Copy out all of the material, matching it word for word.
*** SUPPLIED DATA
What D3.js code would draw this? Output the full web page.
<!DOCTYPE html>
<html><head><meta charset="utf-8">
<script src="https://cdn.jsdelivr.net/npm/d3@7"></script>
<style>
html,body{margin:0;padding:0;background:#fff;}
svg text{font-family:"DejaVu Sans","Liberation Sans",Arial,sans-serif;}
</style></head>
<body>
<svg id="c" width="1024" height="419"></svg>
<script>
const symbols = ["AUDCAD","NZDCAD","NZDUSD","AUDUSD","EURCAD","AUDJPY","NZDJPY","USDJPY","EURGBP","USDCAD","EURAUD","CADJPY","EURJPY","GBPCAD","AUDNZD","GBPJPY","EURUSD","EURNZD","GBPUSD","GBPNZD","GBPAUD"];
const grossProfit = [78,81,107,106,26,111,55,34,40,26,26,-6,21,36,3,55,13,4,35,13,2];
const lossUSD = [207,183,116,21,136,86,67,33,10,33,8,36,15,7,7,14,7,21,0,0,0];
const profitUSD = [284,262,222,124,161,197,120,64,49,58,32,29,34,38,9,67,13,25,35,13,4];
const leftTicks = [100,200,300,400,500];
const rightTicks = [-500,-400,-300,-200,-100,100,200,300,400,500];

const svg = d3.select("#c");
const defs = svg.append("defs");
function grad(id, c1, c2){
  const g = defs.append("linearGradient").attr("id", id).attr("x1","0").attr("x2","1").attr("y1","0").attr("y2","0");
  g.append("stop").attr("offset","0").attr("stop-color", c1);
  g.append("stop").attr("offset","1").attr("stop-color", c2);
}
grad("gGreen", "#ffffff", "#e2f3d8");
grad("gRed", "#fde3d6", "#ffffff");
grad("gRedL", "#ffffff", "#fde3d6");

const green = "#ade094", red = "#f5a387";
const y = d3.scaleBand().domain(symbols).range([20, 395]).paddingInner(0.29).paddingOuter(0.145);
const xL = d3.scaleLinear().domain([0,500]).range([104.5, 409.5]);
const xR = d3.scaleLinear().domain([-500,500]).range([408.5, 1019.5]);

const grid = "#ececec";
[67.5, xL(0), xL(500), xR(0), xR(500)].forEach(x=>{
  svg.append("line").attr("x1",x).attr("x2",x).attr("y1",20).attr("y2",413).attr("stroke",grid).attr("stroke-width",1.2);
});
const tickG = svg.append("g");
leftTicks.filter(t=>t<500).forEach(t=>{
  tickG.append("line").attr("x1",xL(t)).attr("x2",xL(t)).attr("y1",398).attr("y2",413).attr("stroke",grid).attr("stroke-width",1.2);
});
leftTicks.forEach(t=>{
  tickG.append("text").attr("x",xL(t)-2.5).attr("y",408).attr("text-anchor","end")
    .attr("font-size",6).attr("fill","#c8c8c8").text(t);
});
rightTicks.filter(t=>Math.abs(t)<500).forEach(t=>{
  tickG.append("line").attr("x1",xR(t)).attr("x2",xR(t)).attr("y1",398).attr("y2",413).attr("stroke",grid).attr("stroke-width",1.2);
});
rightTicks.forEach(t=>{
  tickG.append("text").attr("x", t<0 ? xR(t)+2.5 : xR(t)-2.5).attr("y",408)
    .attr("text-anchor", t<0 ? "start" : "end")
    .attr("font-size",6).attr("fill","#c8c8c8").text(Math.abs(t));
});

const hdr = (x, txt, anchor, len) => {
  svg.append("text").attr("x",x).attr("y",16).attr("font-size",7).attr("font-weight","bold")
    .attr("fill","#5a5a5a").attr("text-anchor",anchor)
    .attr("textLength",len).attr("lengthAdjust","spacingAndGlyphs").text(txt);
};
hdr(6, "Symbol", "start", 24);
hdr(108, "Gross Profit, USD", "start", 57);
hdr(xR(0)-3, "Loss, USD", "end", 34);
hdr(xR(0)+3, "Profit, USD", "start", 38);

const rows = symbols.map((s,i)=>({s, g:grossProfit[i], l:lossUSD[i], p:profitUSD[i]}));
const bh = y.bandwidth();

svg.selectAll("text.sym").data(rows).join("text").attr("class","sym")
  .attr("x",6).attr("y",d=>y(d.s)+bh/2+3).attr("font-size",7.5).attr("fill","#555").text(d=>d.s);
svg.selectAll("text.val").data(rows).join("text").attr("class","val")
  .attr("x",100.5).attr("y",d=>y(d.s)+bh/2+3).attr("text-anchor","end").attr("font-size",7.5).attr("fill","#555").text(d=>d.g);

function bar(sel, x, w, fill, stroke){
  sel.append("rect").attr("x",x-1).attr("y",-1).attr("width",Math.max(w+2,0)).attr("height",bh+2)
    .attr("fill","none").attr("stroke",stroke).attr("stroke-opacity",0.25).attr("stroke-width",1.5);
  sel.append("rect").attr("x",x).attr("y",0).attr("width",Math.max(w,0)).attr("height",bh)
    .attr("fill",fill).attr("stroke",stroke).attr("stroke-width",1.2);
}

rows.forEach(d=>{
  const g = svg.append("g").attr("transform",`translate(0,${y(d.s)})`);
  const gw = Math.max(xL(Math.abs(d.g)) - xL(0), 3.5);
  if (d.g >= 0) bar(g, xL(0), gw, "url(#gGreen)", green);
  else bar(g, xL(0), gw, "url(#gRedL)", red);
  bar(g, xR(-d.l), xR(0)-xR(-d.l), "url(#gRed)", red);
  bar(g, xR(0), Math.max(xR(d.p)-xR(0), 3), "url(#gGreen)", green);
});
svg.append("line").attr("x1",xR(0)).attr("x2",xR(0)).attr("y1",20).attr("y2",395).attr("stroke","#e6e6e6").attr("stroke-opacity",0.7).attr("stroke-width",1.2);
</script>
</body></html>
******
## THE SOLUTION
What D3.js code would draw this? Output the full web page.
<!DOCTYPE html>
<html><head><meta charset="utf-8">
<script src="https://cdn.jsdelivr.net/npm/d3@7"></script>
<style>
html,body{margin:0;padding:0;background:#fff;}
svg text{font-family:"DejaVu Sans","Liberation Sans",Arial,sans-serif;}
</style></head>
<body>
<svg id="c" width="1024" height="419"></svg>
<script>
const symbols = ["AUDCAD","NZDCAD","NZDUSD","AUDUSD","EURCAD","AUDJPY","NZDJPY","USDJPY","EURGBP","USDCAD","EURAUD","CADJPY","EURJPY","GBPCAD","AUDNZD","GBPJPY","EURUSD","EURNZD","GBPUSD","GBPNZD","GBPAUD"];
const grossProfit = [78,81,107,106,26,111,55,34,40,26,26,-6,21,36,3,55,13,4,35,13,2];
const lossUSD = [207,183,116,21,136,86,67,33,10,33,8,36,15,7,7,14,7,21,0,0,0];
const profitUSD = [284,262,222,124,161,197,120,64,49,58,32,29,34,38,9,67,13,25,35,13,4];
const leftTicks = [100,200,300,400,500];
const rightTicks = [-500,-400,-300,-200,-100,100,200,300,400,500];

const svg = d3.select("#c");
const defs = svg.append("defs");
function grad(id, c1, c2){
  const g = defs.append("linearGradient").attr("id", id).attr("x1","0").attr("x2","1").attr("y1","0").attr("y2","0");
  g.append("stop").attr("offset","0").attr("stop-color", c1);
  g.append("stop").attr("offset","1").attr("stop-color", c2);
}
grad("gGreen", "#ffffff", "#e2f3d8");
grad("gRed", "#fde3d6", "#ffffff");
grad("gRedL", "#ffffff", "#fde3d6");

const green = "#ade094", red = "#f5a387";
const y = d3.scaleBand().domain(symbols).range([20, 395]).paddingInner(0.29).paddingOuter(0.145);
const xL = d3.scaleLinear().domain([0,500]).range([104.5, 409.5]);
const xR = d3.scaleLinear().domain([-500,500]).range([408.5, 1019.5]);

const grid = "#ececec";
[67.5, xL(0), xL(500), xR(0), xR(500)].forEach(x=>{
  svg.append("line").attr("x1",x).attr("x2",x).attr("y1",20).attr("y2",413).attr("stroke",grid).attr("stroke-width",1.2);
});
const tickG = svg.append("g");
leftTicks.filter(t=>t<500).forEach(t=>{
  tickG.append("line").attr("x1",xL(t)).attr("x2",xL(t)).attr("y1",398).attr("y2",413).attr("stroke",grid).attr("stroke-width",1.2);
});
leftTicks.forEach(t=>{
  tickG.append("text").attr("x",xL(t)-2.5).attr("y",408).attr("text-anchor","end")
    .attr("font-size",6).attr("fill","#c8c8c8").text(t);
});
rightTicks.filter(t=>Math.abs(t)<500).forEach(t=>{
  tickG.append("line").attr("x1",xR(t)).attr("x2",xR(t)).attr("y1",398).attr("y2",413).attr("stroke",grid).attr("stroke-width",1.2);
});
rightTicks.forEach(t=>{
  tickG.append("text").attr("x", t<0 ? xR(t)+2.5 : xR(t)-2.5).attr("y",408)
    .attr("text-anchor", t<0 ? "start" : "end")
    .attr("font-size",6).attr("fill","#c8c8c8").text(Math.abs(t));
});

const hdr = (x, txt, anchor, len) => {
  svg.append("text").attr("x",x).attr("y",16).attr("font-size",7).attr("font-weight","bold")
    .attr("fill","#5a5a5a").attr("text-anchor",anchor)
    .attr("textLength",len).attr("lengthAdjust","spacingAndGlyphs").text(txt);
};
hdr(6, "Symbol", "start", 24);
hdr(108, "Gross Profit, USD", "start", 57);
hdr(xR(0)-3, "Loss, USD", "end", 34);
hdr(xR(0)+3, "Profit, USD", "start", 38);

const rows = symbols.map((s,i)=>({s, g:grossProfit[i], l:lossUSD[i], p:profitUSD[i]}));
const bh = y.bandwidth();

svg.selectAll("text.sym").data(rows).join("text").attr("class","sym")
  .attr("x",6).attr("y",d=>y(d.s)+bh/2+3).attr("font-size",7.5).attr("fill","#555").text(d=>d.s);
svg.selectAll("text.val").data(rows).join("text").attr("class","val")
  .attr("x",100.5).attr("y",d=>y(d.s)+bh/2+3).attr("text-anchor","end").attr("font-size",7.5).attr("fill","#555").text(d=>d.g);

function bar(sel, x, w, fill, stroke){
  sel.append("rect").attr("x",x-1).attr("y",-1).attr("width",Math.max(w+2,0)).attr("height",bh+2)
    .attr("fill","none").attr("stroke",stroke).attr("stroke-opacity",0.25).attr("stroke-width",1.5);
  sel.append("rect").attr("x",x).attr("y",0).attr("width",Math.max(w,0)).attr("height",bh)
    .attr("fill",fill).attr("stroke",stroke).attr("stroke-width",1.2);
}

rows.forEach(d=>{
  const g = svg.append("g").attr("transform",`translate(0,${y(d.s)})`);
  const gw = Math.max(xL(Math.abs(d.g)) - xL(0), 3.5);
  if (d.g >= 0) bar(g, xL(0), gw, "url(#gGreen)", green);
  else bar(g, xL(0), gw, "url(#gRedL)", red);
  bar(g, xR(-d.l), xR(0)-xR(-d.l), "url(#gRed)", red);
  bar(g, xR(0), Math.max(xR(d.p)-xR(0), 3), "url(#gGreen)", green);
});
svg.append("line").attr("x1",xR(0)).attr("x2",xR(0)).attr("y1",20).attr("y2",395).attr("stroke","#e6e6e6").attr("stroke-opacity",0.7).attr("stroke-width",1.2);
</script>
</body></html>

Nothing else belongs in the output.